As in this dispute, calmer heads usually prevail. Serving on a condominium board is an unpaid position – it is not usually the most important thing in anyone’s life. But sometimes, as in the Land Court case described earlier, election disputes end up in litigation, and those that do are usually doozies.

Who’s On First?

Pity the judge who had to sort out a disputed election at another Massachusetts condominium. You’ll need a scorecard to keep track of all the players, but here goes. The starting point is April, 2004, when five trustees (whom we’ll call Bird, Johnson, McHale, Parish and Ainge were elected to the board. Parish submitted a letter of resignation in July, 2004, but it wasn’t filed until December of that year. And the condominium documents specify that a resignation doesn’t take effect until the written document is filed at the Registry of deeds. Johnson resigned August 1, but never filed his letter.

Assuming – incorrectly – that Johnson and Parish had resigned, the other three board members met in October, 2004 and appointed Garnett and Pierce to fill the two vacancies. As it turned out, Bird was ineligible to serve on the board, because he did not own a unit at the time.

In addition to voting to fill two vacancies that did not really exist, the board (with one ineligible member voting) called a special meeting for December 4, 2004, “to discuss financial matters at hand” – primarily the need for a special assessment to finance essential repairs. Notice of the assessment infuriated Lambieer, who sent a letter to absentee owners soliciting their proxies in a move to unseat the board.

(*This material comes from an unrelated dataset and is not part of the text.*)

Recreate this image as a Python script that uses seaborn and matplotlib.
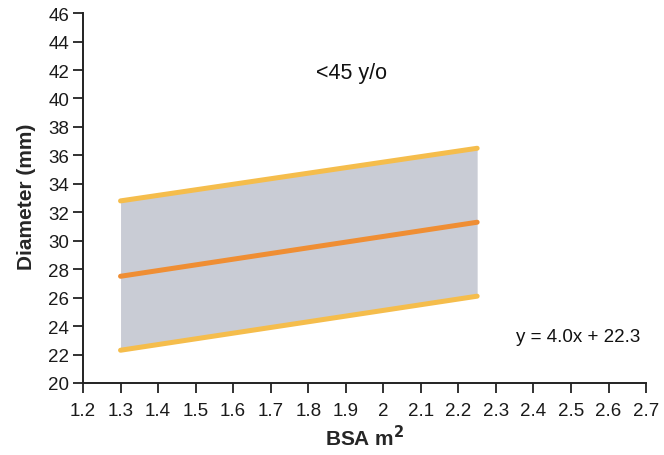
import matplotlib
matplotlib.use("Agg")
import matplotlib.pyplot as plt
import seaborn as sns
import pandas as pd

# Aortic diameter reference band vs body surface area (<45 y/o)
bsa = [1.3, 2.25]
mean_diam = [27.5, 31.3]
upper_diam = [32.8, 36.5]
lower_diam = [22.3, 26.1]
x_ticks = [1.2, 1.3, 1.4, 1.5, 1.6, 1.7, 1.8, 1.9, 2.0, 2.1, 2.2, 2.3, 2.4, 2.5, 2.6, 2.7]
x_tick_labels = ["1.2", "1.3", "1.4", "1.5", "1.6", "1.7", "1.8", "1.9", "2",
                 "2.1", "2.2", "2.3", "2.4", "2.5", "2.6", "2.7"]
y_ticks = list(range(20, 47, 2))

sns.set_style("ticks")
plt.rcParams["font.family"] = ["Liberation Sans", "DejaVu Sans"]

df = pd.DataFrame({"bsa": bsa, "mean": mean_diam, "upper": upper_diam, "lower": lower_diam})

fig = plt.figure(figsize=(6.64, 4.56), dpi=100)
ax = fig.add_axes([0.125, 0.158, 0.848, 0.811])

ax.fill_between(df["bsa"], df["lower"], df["upper"], color="#C9CCD5", linewidth=0, zorder=1)
line_kw = dict(linewidth=3.6, solid_capstyle="round", zorder=3)
sns.lineplot(data=df, x="bsa", y="upper", color="#F5BD4C", ax=ax, **line_kw)
sns.lineplot(data=df, x="bsa", y="lower", color="#F5BD4C", ax=ax, **line_kw)
sns.lineplot(data=df, x="bsa", y="mean", color="#EF8E34", ax=ax, **line_kw)

ax.set_xlim(1.2, 2.7)
ax.set_ylim(20, 46)
ax.set_xticks(x_ticks)
ax.set_xticklabels(x_tick_labels)
ax.set_yticks(y_ticks)
ax.tick_params(axis="both", direction="out", length=7, width=1.3, labelsize=13.5,
               color="#222222", labelcolor="#1a1a1a")
ax.tick_params(axis="x", pad=7)
ax.tick_params(axis="y", pad=3)
for side in ("top", "right"):
    ax.spines[side].set_visible(False)
for side in ("left", "bottom"):
    ax.spines[side].set_linewidth(1.4)
    ax.spines[side].set_color("#222222")

ax.set_xlabel("BSA m$^{\\mathbf{2}}$", fontsize=15, fontweight="bold", va="center")
ax.set_ylabel("Diameter (mm)", fontsize=15, fontweight="bold", va="center")
ax.xaxis.set_label_coords(0.5, -0.146)
ax.yaxis.set_label_coords(-0.101, 0.505)

ax.text(1.915, 41.85, "<45 y/o", fontsize=15.5, ha="center", va="center", color="#111111")
ax.text(2.52, 23.3, "y = 4.0x + 22.3", fontsize=13.5, ha="center", va="center", color="#111111")

fig.savefig("out.png", dpi=100)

The special meeting was held, as scheduled, but when the discussion became heated, the moderator adjourned it without any action by the board. Lambieer and his supporters continued meeting, however, and voted to elect three new trustees – Lambieer, Isiah and Mahorn– whom the sitting board refused to recognize.

Meanwhile, Parish formally resigned from the board, leaving Johnson, McHale and Ainge, who continued to serve as a board of three until the annual meeting in April, 2005, when another election was held. Rondo and Perkins got the most votes, but Perkins resigned immediately. Johnson had never filed his letter of resignation but his term expired. The board appointed Bird (who now owned a unit and could serve legally) and Garnet to fill those two vacancies.

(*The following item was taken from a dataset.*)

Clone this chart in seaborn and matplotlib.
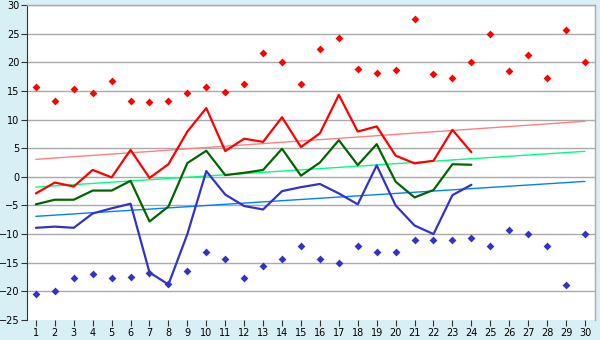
import matplotlib
matplotlib.use("Agg")
import matplotlib.pyplot as plt
import seaborn as sns
import pandas as pd
import numpy as np

days = list(range(1, 31))
days_obs = list(range(1, 25))

record_high = [15.6, 13.2, 15.4, 14.6, 16.7, 13.2, 13.0, 13.2, 14.6, 15.6,
               14.75, 16.15, 21.7, 20.0, 16.15, 22.4, 24.2, 18.8, 18.2, 18.6,
               27.5, 17.9, 17.2, 20.0, 24.9, 18.4, 21.2, 17.2, 25.6, 20.0]
record_low = [-20.5, -20.0, -17.7, -17.0, -17.7, -17.55, -16.8, -18.7, -16.5, -13.2,
              -14.4, -17.7, -15.6, -14.4, -12.1, -14.4, -15.1, -12.1, -13.2, -13.2,
              -11.1, -11.1, -11.1, -10.75, -12.1, -9.35, -10.0, -12.1, -18.95, -10.0]

t_max = [-2.9, -1.0, -1.7, 1.2, -0.1, 4.7, -0.2, 2.2, 7.9, 12.0,
         4.5, 6.65, 6.1, 10.4, 5.2, 7.6, 14.3, 7.9, 8.8, 3.7,
         2.35, 2.8, 8.2, 4.3]
t_mean = [-4.8, -4.0, -4.0, -2.4, -2.4, -0.7, -7.8, -5.2, 2.4, 4.55,
          0.3, 0.7, 1.2, 4.9, 0.2, 2.5, 6.4, 2.05, 5.7, -0.85,
          -3.6, -2.3, 2.2, 2.1]
t_min = [-8.9, -8.7, -8.9, -6.4, -5.5, -4.7, -16.7, -18.8, -10.0, 1.0,
         -3.1, -5.1, -5.7, -2.5, -1.8, -1.25, -2.9, -4.8, 2.0, -5.0,
         -8.5, -10.0, -3.2, -1.4]

trend_days = [1, 30]
trend_max = [3.05, 9.7]
trend_mean = [-1.8, 4.45]
trend_min = [-6.9, -0.8]

sns.set_style("white")
plt.rcParams['font.family'] = ['DejaVu Sans']

bg = "#d9eff6"
fig = plt.figure(figsize=(6, 3.4), dpi=100, facecolor=bg)
ax = fig.add_axes([27/600, 1-320/340, (595-27)/600, (320-5)/340])
ax.set_facecolor("white")

# trend lines
sns.lineplot(x=trend_days, y=trend_max, ax=ax, color="#ff8080", lw=1.0)
sns.lineplot(x=trend_days, y=trend_mean, ax=ax, color="#00ff80", lw=1.0)
sns.lineplot(x=trend_days, y=trend_min, ax=ax, color="#0080ff", lw=1.0)

# observed lines
sns.lineplot(x=days_obs, y=t_max, ax=ax, color="#ff0000", lw=1.6)
sns.lineplot(x=days_obs, y=t_mean, ax=ax, color="#006600", lw=1.6)
sns.lineplot(x=days_obs, y=t_min, ax=ax, color="#3333cc", lw=1.6)

# records
sns.scatterplot(x=days, y=record_high, ax=ax, color="#ff0000", marker="D", s=16, linewidth=0)
sns.scatterplot(x=days, y=record_low, ax=ax, color="#3333cc", marker="D", s=16, linewidth=0)

ax.set_xlim(0.53, 30.53)
ax.set_ylim(-25, 30)
ax.set_xticks(days)
ax.set_xticklabels([str(d) for d in days])
ax.set_yticks(list(range(-25, 31, 5)))
ax.yaxis.grid(True, color="#aaaaaa", lw=1.0)
ax.get_ygridlines()[0].set_visible(False)
ax.set_axisbelow(True)
for s in ["top", "right"]:
    ax.spines[s].set_color("#aaaaaa")
    ax.spines[s].set_linewidth(1.0)
ax.spines["left"].set_color("#333333")
ax.spines["left"].set_linewidth(0.8)
ax.spines["bottom"].set_visible(False)
ax.tick_params(axis="both", which="both", labelsize=7, length=4, width=0.8,
               color="#333333", labelcolor="#000000", pad=1.5,
               bottom=True, left=True)
ax.set_xlabel("")
ax.set_ylabel("")
fig.savefig("out.png", dpi=100, facecolor=bg)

The whole mess wound up in Land Court when Lambieer filed suit, seeking to claim the three seats he said he and his supporters had won in the vote at the December special meeting. Here’s how the court sorted it out.

On the major issue – Lambieer’s claim to have been elected, with two others, to the board – the court ruled against him, finding that the special meeting at which that vote was held was invalid for two reasons:

  • Only items listed on the agenda could be considered and the election of new trustees wasn’t on the list; and
  • The board’s vote to schedule the meeting was itself invalid, because one of the three members (Peters) was ineligible to serve at the time, leaving the board short of the quorum required to make decisions.

The board did not fare as well on other points. The judge refused to dismiss Lambieer’s claim that the board had improperly assessed him for the cost of defending his election challenge, ruling that a trial might be necessary on that issue.

Additionally, the board had contended that in addition to selecting new trustees at the April, 2005 annual meeting, owners had also ratified the appointment of the trustees the board had named in October, 2004. The board, apparently, was trying to validate decisions made during the interim period preceding the annual election at which all the trustees (finally) were duly and properly elected. The court was unwilling to provide the legal cover the board sought, however.

“Such a vote may have taken place,” the court said, “but as a matter of law, it could not and did not accomplish what the defendants claim.”

The first problem, according to the court: Bird did not own a unit in October and so was not eligible to serve on the board. Ratifying his appointment, by any means, did not make it valid. The second, more fundamental problem, the court noted – only the trustees have the authority to ratify prior board actions. Owners have no such power.

Because no one had challenged any of the board’s interim decisions, the judge noted (no doubt to his immense relief), the court hasn’t been asked to rule on their validity. “I have only been asked to declare the identity of the trustees during the disputed time periods, which I have done in this memorandum.”

Election Advice

We discuss this convoluted election challenge not because disputes such as this are common (fortunately, they are quite rare), but because it illustrates the problems that can arise when an association’s election procedures aren’t clear or when boards don’t follow them. Boards can reduce the risk that election results will be challenged by taking a few basic precautions. We suggest the following:

  • Review the election requirements outlined in the condominium documents and make sure the board’s election procedures are consistent with these provisions.
  • Communicate the election requirements and procedures to owners well in advance of a scheduled election. This election notice should specify, among other details:
    • The eligibility requirements for serving on the board and for voting in the election.
    • The procedures for submitting proxies and absentee ballots and how they will be validated.
    • The date, time, and place of the election.
  • Schedule the election to maximize owner turnout and reduce the risk of a quorum shortfall. Don’t hold the meeting on a Friday night or on a major holiday; if you’re in a vacation community, plan the election for when owners are most likely to be there.
  • Encourage owners interested in running for open board positions to announce their candidacies and submit information about themselves, explaining their reasons for running, in advance. But don’t disqualify owners who fail to do this; the board should also accept nominations at the annual meeting.
  • Discuss election procedures with the association’s manager and attorney in advance. Identify possible problems and agree on how the board will respond.
  • If you expect the vote will be contentious, have the association’s attorney attend the meeting and monitor the balloting. This can help to defuse tension and reassure owners who are concerned about the accuracy and honesty of the vote count. If you have reason to suspect efforts to tamper with the vote, send pre-printed, coded proxy forms and accept originals only. You can also insist that proxies be notarized, but you don’t want to make the process so complicated that owners are discouraged from voting.

The goal is to ensure that the elections are open and fair (and perceived that way) and to encourage participation by owners. That is the democratic ideal the country’s founders envisioned. Community associations have an opportunity to practice what the founders preached.